= Aim =
The data below should be printed in full, exactly, and without any of its images.

= Source data =
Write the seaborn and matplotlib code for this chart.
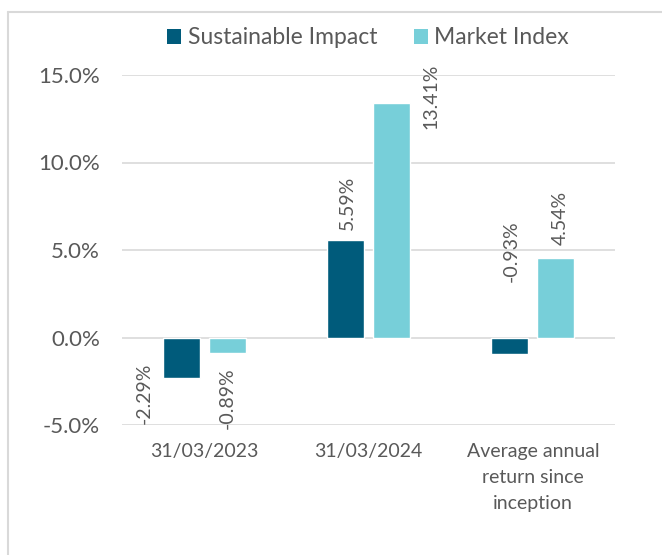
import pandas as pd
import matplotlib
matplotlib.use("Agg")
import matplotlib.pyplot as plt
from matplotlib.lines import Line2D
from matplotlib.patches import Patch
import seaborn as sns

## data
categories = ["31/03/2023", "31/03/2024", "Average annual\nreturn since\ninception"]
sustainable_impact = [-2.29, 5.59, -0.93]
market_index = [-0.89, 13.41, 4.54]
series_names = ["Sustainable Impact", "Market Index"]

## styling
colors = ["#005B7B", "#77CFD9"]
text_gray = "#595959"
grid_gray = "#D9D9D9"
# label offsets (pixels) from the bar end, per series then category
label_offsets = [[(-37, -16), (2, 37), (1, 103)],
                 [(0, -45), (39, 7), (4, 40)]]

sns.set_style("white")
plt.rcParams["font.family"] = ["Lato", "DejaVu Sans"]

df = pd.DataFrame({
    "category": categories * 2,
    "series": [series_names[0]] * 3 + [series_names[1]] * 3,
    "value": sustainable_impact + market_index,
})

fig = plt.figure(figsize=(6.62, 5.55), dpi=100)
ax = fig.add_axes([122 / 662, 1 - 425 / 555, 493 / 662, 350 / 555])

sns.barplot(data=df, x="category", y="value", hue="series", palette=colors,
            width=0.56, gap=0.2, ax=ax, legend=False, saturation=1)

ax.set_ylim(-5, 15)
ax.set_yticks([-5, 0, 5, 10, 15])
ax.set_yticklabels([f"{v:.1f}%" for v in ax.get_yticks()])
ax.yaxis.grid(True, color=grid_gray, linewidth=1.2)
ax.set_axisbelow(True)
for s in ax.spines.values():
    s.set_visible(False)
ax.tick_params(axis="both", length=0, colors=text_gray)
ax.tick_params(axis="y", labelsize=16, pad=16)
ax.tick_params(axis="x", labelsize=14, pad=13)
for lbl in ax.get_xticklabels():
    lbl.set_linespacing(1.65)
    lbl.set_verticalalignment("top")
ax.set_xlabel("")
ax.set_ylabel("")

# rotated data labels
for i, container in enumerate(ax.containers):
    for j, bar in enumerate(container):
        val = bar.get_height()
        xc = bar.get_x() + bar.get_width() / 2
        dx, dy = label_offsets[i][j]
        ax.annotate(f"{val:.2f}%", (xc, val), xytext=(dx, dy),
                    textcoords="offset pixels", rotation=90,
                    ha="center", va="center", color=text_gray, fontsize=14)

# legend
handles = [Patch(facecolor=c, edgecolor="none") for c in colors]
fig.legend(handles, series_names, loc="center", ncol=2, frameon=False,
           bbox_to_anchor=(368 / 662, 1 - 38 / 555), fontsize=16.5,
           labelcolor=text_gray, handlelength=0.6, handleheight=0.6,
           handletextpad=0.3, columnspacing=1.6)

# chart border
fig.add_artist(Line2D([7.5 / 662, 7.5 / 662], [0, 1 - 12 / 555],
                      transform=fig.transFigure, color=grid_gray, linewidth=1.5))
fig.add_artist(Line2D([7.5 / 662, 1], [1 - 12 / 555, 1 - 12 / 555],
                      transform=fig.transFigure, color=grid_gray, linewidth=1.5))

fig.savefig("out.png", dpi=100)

= Solution below =
Write the seaborn and matplotlib code for this chart.
import pandas as pd
import matplotlib
matplotlib.use("Agg")
import matplotlib.pyplot as plt
from matplotlib.lines import Line2D
from matplotlib.patches import Patch
import seaborn as sns

## data
categories = ["31/03/2023", "31/03/2024", "Average annual\nreturn since\ninception"]
sustainable_impact = [-2.29, 5.59, -0.93]
market_index = [-0.89, 13.41, 4.54]
series_names = ["Sustainable Impact", "Market Index"]

## styling
colors = ["#005B7B", "#77CFD9"]
text_gray = "#595959"
grid_gray = "#D9D9D9"
# label offsets (pixels) from the bar end, per series then category
label_offsets = [[(-37, -16), (2, 37), (1, 103)],
                 [(0, -45), (39, 7), (4, 40)]]

sns.set_style("white")
plt.rcParams["font.family"] = ["Lato", "DejaVu Sans"]

df = pd.DataFrame({
    "category": categories * 2,
    "series": [series_names[0]] * 3 + [series_names[1]] * 3,
    "value": sustainable_impact + market_index,
})

fig = plt.figure(figsize=(6.62, 5.55), dpi=100)
ax = fig.add_axes([122 / 662, 1 - 425 / 555, 493 / 662, 350 / 555])

sns.barplot(data=df, x="category", y="value", hue="series", palette=colors,
            width=0.56, gap=0.2, ax=ax, legend=False, saturation=1)

ax.set_ylim(-5, 15)
ax.set_yticks([-5, 0, 5, 10, 15])
ax.set_yticklabels([f"{v:.1f}%" for v in ax.get_yticks()])
ax.yaxis.grid(True, color=grid_gray, linewidth=1.2)
ax.set_axisbelow(True)
for s in ax.spines.values():
    s.set_visible(False)
ax.tick_params(axis="both", length=0, colors=text_gray)
ax.tick_params(axis="y", labelsize=16, pad=16)
ax.tick_params(axis="x", labelsize=14, pad=13)
for lbl in ax.get_xticklabels():
    lbl.set_linespacing(1.65)
    lbl.set_verticalalignment("top")
ax.set_xlabel("")
ax.set_ylabel("")

# rotated data labels
for i, container in enumerate(ax.containers):
    for j, bar in enumerate(container):
        val = bar.get_height()
        xc = bar.get_x() + bar.get_width() / 2
        dx, dy = label_offsets[i][j]
        ax.annotate(f"{val:.2f}%", (xc, val), xytext=(dx, dy),
                    textcoords="offset pixels", rotation=90,
                    ha="center", va="center", color=text_gray, fontsize=14)

# legend
handles = [Patch(facecolor=c, edgecolor="none") for c in colors]
fig.legend(handles, series_names, loc="center", ncol=2, frameon=False,
           bbox_to_anchor=(368 / 662, 1 - 38 / 555), fontsize=16.5,
           labelcolor=text_gray, handlelength=0.6, handleheight=0.6,
           handletextpad=0.3, columnspacing=1.6)

# chart border
fig.add_artist(Line2D([7.5 / 662, 7.5 / 662], [0, 1 - 12 / 555],
                      transform=fig.transFigure, color=grid_gray, linewidth=1.5))
fig.add_artist(Line2D([7.5 / 662, 1], [1 - 12 / 555, 1 - 12 / 555],
                      transform=fig.transFigure, color=grid_gray, linewidth=1.5))

fig.savefig("out.png", dpi=100)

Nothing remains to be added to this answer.